Rest assured The Iowa Chop House has 20 more tap beer handles behind the bar.
THE MENU
The Chop House menu features a variety of Iowa farm products including premium meats and fresh vegetables. The Chop House credo is that great food starts with local, fresh ingredients, thus they source sustainable seasonals from local farmers and feature Certified Angus Beef cuts from the Hoover Angus Farm in Ellston, Iowa, at 80 years one of the oldest Angus farms in America.
Fresh vegetables are bought from local farm markets and farms, including Oak Hills Acres in Atalissa and Springs-n-Sprouts in Pella. In springtime, the Chop House maintains its own vegetable garden at the Ernie Found Farm in Iowa City.
The menu runs from five dollars—the Butternut Bisque is a sturdy yet gliding sonata of squash, roasted garlic and fresh chives—to the beefy 24-ounce Porterhouse steak at over 50 dollars.
In between is a panoply of solid college-town fare, from salads to sandwiches to the ubiquitous burger—substitute a black bean quinoa burger or chicken breast at no up-charge—and entrées featuring a 3-cheese macaroni for $14 —smoked gouda, mozzarella, parmesan and bacon: what true Iowan can resist?
Vegetarians often have to settle for wimpy salads when
tagging along with carnivorous relatives, and the Iowa Chop House offers, along with the quinoa burger, enough vegan/veggie dishes to make dinner with the beefeaters tolerable. Granted, salmon isn’t native to Iowa but a filet ($21), along with a number of vegetarian sides ($4-$7), salads ($5 to $12) and the Almost Famous Frickles ($7; pickles fried in Kalona beer batter with sriracha aioli) offer enough grazing for the hardiest meatless wo/man.
“The Amana cheese curds fly out of here,” Etre’s right-hand man Jason Alt said. “We’ve got the Corn on the Cobb salad, which is Iowa corn, of course.”

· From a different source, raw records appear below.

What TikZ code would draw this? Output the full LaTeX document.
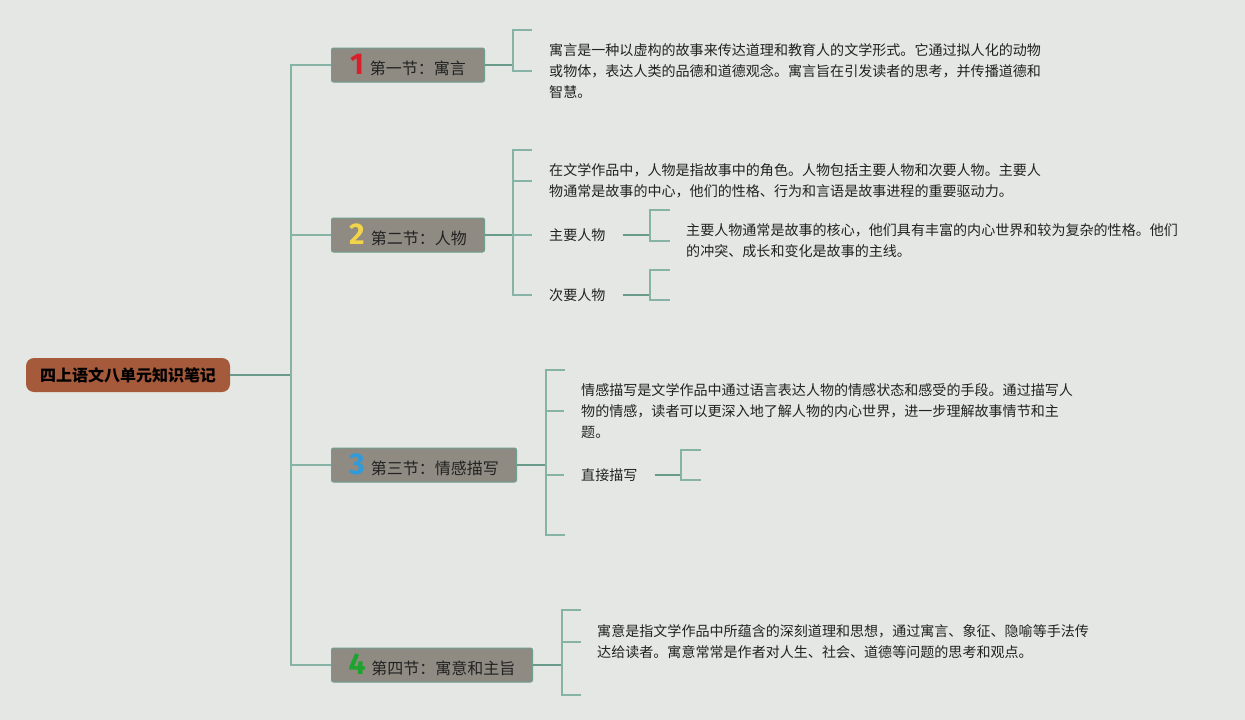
\documentclass[tikz,border=0pt]{standalone}
\usepackage{fontspec}
\setmainfont{Noto Sans CJK SC}
\newfontfamily\numfont{Fira Sans}
\definecolor{bgc}{HTML}{E4E7E3}
\definecolor{rootc}{HTML}{A65A3C}
\definecolor{boxc}{HTML}{8F8B83}
\definecolor{boxline}{HTML}{6F9E8E}
\definecolor{linec}{HTML}{86B3A5}
\definecolor{mainc}{HTML}{6A9A8B}
\definecolor{txt}{HTML}{222222}
\definecolor{n1}{HTML}{D8202A}
\definecolor{n2}{HTML}{F2D44A}
\definecolor{n3}{HTML}{2E9BDB}
\definecolor{n4}{HTML}{1FA22E}
\newcommand{\secnum}[2]{{\numfont\bfseries\fontsize{30}{30}\selectfont\color{#1}#2}\hspace{6pt}}
\tikzset{
  rootbox/.style={fill=rootc, rounded corners=8pt, minimum width=204pt, minimum height=34pt, inner sep=0pt, text=black, font=\bfseries\fontsize{16}{16}\selectfont},
  secbox/.style={fill=boxc, draw=boxline, line width=1pt, rounded corners=2pt, minimum height=34pt, inner sep=0pt, anchor=west, text=txt, font=\fontsize{16}{16}\selectfont},
  para/.style={anchor=west, align=left, inner xsep=17pt, inner ysep=0pt, text=txt, font=\fontsize{14.05}{20.8}\selectfont},
  mainline/.style={draw=mainc, line width=1.8pt},
  brline/.style={draw=linec, line width=1.4pt},
}
\begin{document}
\begin{tikzpicture}[x=1pt,y=-1pt]
\fill[bgc] (0,0) rectangle (1245,720);
\useasboundingbox (0,0) rectangle (1245,720);

% root
\node[rootbox] (root) at (128,375) {四上语文八单元知识笔记};
\coordinate (t0) at (291,375);

% sections
\node[secbox, minimum width=153pt] (s1) at (331,65) {\secnum{n1}{1}第一节：寓言};
\node[secbox, minimum width=153pt] (s2) at (331,235) {\secnum{n2}{2}第二节：人物};
\node[secbox, minimum width=185pt] (s3) at (331,465) {\secnum{n3}{3}第三节：情感描写};
\node[secbox, minimum width=201pt] (s4) at (331,665) {\secnum{n4}{4}第四节：寓意和主旨};

% trunk
\draw[mainline] (root.east) -- (t0);
\draw[brline] (s1.west) -| (t0) |- (s4.west);
\draw[brline] (t0) |- (s2.west);
\draw[brline] (t0) |- (s3.west);

% section 1
\coordinate (j1) at (513,65);
\coordinate (c1a) at (532,30);
\node[para] (p1) at (532,71) {寓言是一种以虚构的故事来传达道理和教育人的文学形式。它通过拟人化的动物\\或物体，表达人类的品德和道德观念。寓言旨在引发读者的思考，并传播道德和\\智慧。};
\draw[mainline] (s1.east) -- (j1);
\draw[brline] (c1a) -| (j1) |- (p1.west);

% section 2
\coordinate (j2) at (513,235);
\coordinate (c2a) at (532,150);
\node[para] (p2) at (532,181) {在文学作品中，人物是指故事中的角色。人物包括主要人物和次要人物。主要人\\物通常是故事的中心，他们的性格、行为和言语是故事进程的重要驱动力。};
\node[para, inner xsep=17pt] (m1) at (532,235) {主要人物};
\node[para, inner xsep=17pt] (m2) at (532,295) {次要人物};
\draw[mainline] (s2.east) -- (j2);
\draw[brline] (c2a) -| (j2) |- (m2.west);
\draw[brline] (j2) |- (p2.west);
\draw[brline] (j2) -- (m1.west);

\coordinate (k1) at (650,235);
\coordinate (k1a) at (670,210);
\node[para, inner xsep=16pt] (m1d) at (670,241) {主要人物通常是故事的核心，他们具有丰富的内心世界和较为复杂的性格。他们\\的冲突、成长和变化是故事的主线。};
\draw[mainline] (m1.east) -- (k1);
\draw[brline] (k1a) -| (k1) |- (m1d.west);

\coordinate (k2) at (650,295);
\coordinate (k2a) at (670,270);
\coordinate (k2b) at (670,300);
\draw[mainline] (m2.east) -- (k2);
\draw[brline] (k2a) -| (k2) |- (k2b);

% section 3
\coordinate (j3) at (546,465);
\coordinate (c3a) at (565,370);
\coordinate (c3b) at (565,535);
\node[para] (p3) at (564,411) {情感描写是文学作品中通过语言表达人物的情感状态和感受的手段。通过描写人\\物的情感，读者可以更深入地了解人物的内心世界，进一步理解故事情节和主\\题。};
\node[para] (d3) at (564,475) {直接描写};
\draw[mainline] (s3.east) -- (j3);
\draw[brline] (c3a) -| (j3) |- (c3b);
\draw[brline] (j3) |- (p3.west);
\draw[brline] (j3) |- (d3.west);

\coordinate (k3) at (681,475);
\coordinate (k3a) at (701,450);
\coordinate (k3b) at (701,480);
\draw[mainline] (d3.east) -- (k3);
\draw[brline] (k3a) -| (k3) |- (k3b);

% section 4
\coordinate (j4) at (562,665);
\coordinate (c4a) at (581,610);
\coordinate (c4b) at (581,695);
\node[para, inner xsep=16pt] (p4) at (581,642) {寓意是指文学作品中所蕴含的深刻道理和思想，通过寓言、象征、隐喻等手法传\\达给读者。寓意常常是作者对人生、社会、道德等问题的思考和观点。};
\draw[mainline] (s4.east) -- (j4);
\draw[brline] (c4a) -| (j4) |- (c4b);
\draw[brline] (j4) |- (p4.west);
\end{tikzpicture}
\end{document}
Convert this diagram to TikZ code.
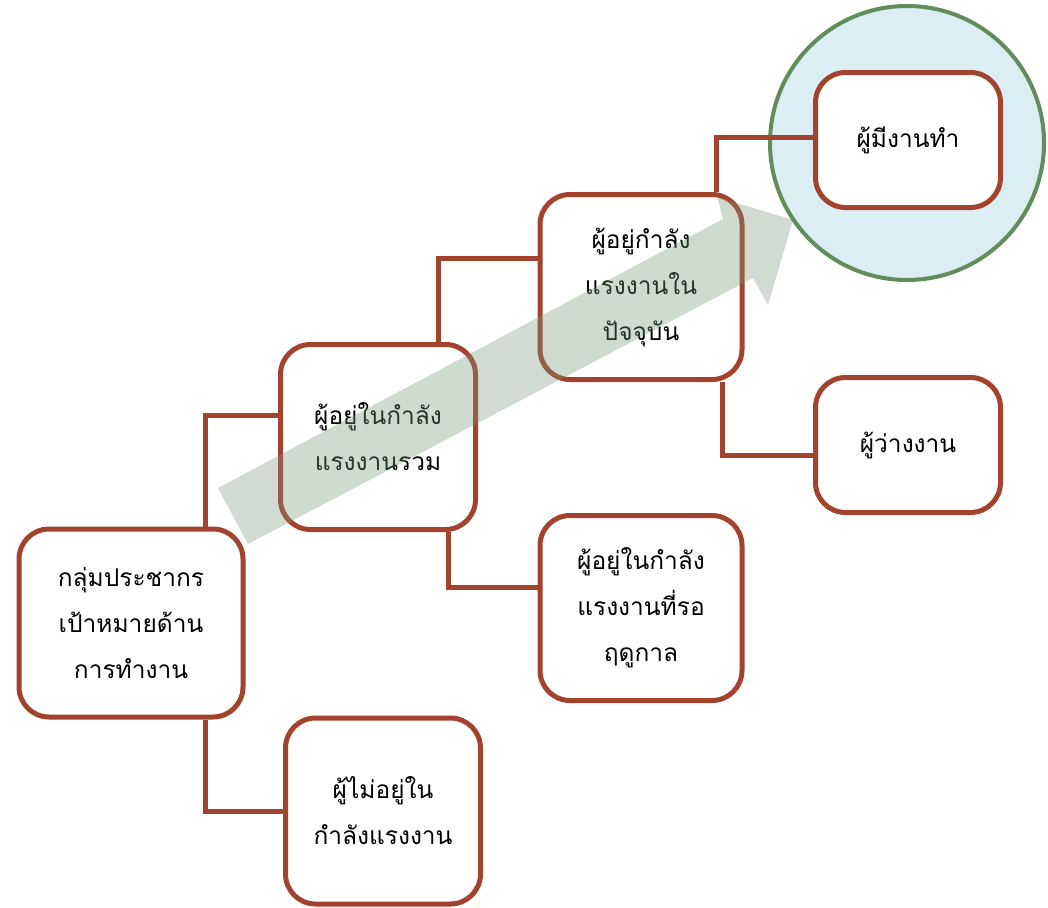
\documentclass[tikz,border=0pt]{standalone}
\usepackage{fontspec}
\newfontfamily\thaifont[Script=Thai]{Loma}
\definecolor{boxred}{RGB}{164,67,45}
\definecolor{ringgreen}{RGB}{98,140,92}
\definecolor{ringfill}{RGB}{219,238,243}
\definecolor{arrowgray}{RGB}{119,150,119}
\tikzset{
  stage/.style={draw=boxred,line width=5pt,fill=white,rounded corners=30pt,
    align=center,inner sep=0pt,font=\thaifont\fontsize{24.5}{46}\selectfont},
  link/.style={draw=boxred,line width=5pt}
}
\begin{document}
\begin{tikzpicture}[x=1pt,y=-1pt]
  \useasboundingbox (0,0) rectangle (1048,907);

  \node[stage,minimum width=224pt,minimum height=188pt] (target) at (131,623) {กลุ่มประชากร\\เป้าหมายด้าน\\การทำงาน};
  \node[stage,minimum width=195pt,minimum height=185pt] (total) at (378,437) {ผู้อยู่ในกำลัง\\แรงงานรวม};
  \node[stage,minimum width=195pt,minimum height=186pt] (outside) at (383,811) {ผู้ไม่อยู่ใน\\กำลังแรงงาน};
  \node[stage,minimum width=202pt,minimum height=185pt] (seasonal) at (641,608) {ผู้อยู่ในกำลัง\\แรงงานที่รอ\\ฤดูกาล};
  \node[stage,minimum width=202pt,minimum height=185pt] (current) at (641,287) {ผู้อยู่กำลัง\\แรงงานใน\\ปัจจุบัน};
  \node[stage,minimum width=185pt,minimum height=135pt] (unemployed) at (908,445) {ผู้ว่างงาน};

  \draw[link] ([xshift=74pt]target.north) |- ([yshift=22pt]total.west);
  \draw[link] ([xshift=74pt]target.south) |- (outside.west);
  \draw[link] ([xshift=60pt]total.north) |- ([yshift=29pt]current.west);
  \draw[link] ([xshift=70pt]total.south) |- ([yshift=21pt]seasonal.west);
  \draw[link] ([xshift=81pt]current.south) |- ([yshift=-10pt]unemployed.west);

  % big arrow
  \fill[arrowgray,opacity=0.34] (218,488) -- (723,219) -- (717,197) -- (793,220)
    -- (768,305) -- (753,278) -- (248,544) -- cycle;

  \draw[ringgreen,fill=ringfill,line width=4pt] (907,143) circle (137pt);
  \node[stage,minimum width=185pt,minimum height=135pt] (employed) at (908,140) {ผู้มีงานทำ};
  \draw[link] ([xshift=75pt]current.north) |- ([yshift=3pt]employed.west);
\end{tikzpicture}
\end{document}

“The one thing everyone says ‘I have to try’ is the steaks,” Etre said. “David gets nothing but the best cuts in, and they prepare it to perfection.”
The service is friendly and efficient, by employees who are clearly happy to be working at the Chop House.
“We really like the people who start at the bottom and work their way up because they appreciate things a lot more,” Etre said. “We like people to have no limit to what they think they can do.”
The brothers are themselves disciples of the learn-by-doing discipline.
“The great thing is, our head chef is my brother David. He does all of the back-of-the-house stuff and I do all the front-of-the-house stuff. We work well together because we don’t work together,” Etre said. “He went to the school of ‘We bought a restaurant and now you’re a chef.’ He went to the school of 80-hour workweeks.”
Etre said building relationships with farmers is fun because the farmers are eager to help the Chop House and they in turn enjoy presenting the farmers.
“You know, we can only get 10 or 15 steaks from some of these small farms, but we’re going to do nights where we showcase one farm and have only ten steaks,” Etre said. “The farmers can talk to the tables and you can actually see the people who are providing your product.”
THE BOTTOM LINE
You can’t get a better steak than those at the Iowa Chop House, and the Beer Barn is perfect for connoisseurs who want to savor their suds rather than get hammered swilling bottle after bottle of commodity adjunct light lager.
When You Go:
The Iowa Chophouse
223 East Washington Street, Iowa City
Open Sunday through Thursday 11:00 a.m. to 10:00 p.m., Friday and Saturday 11:00 a.m. to 12:00 a.m.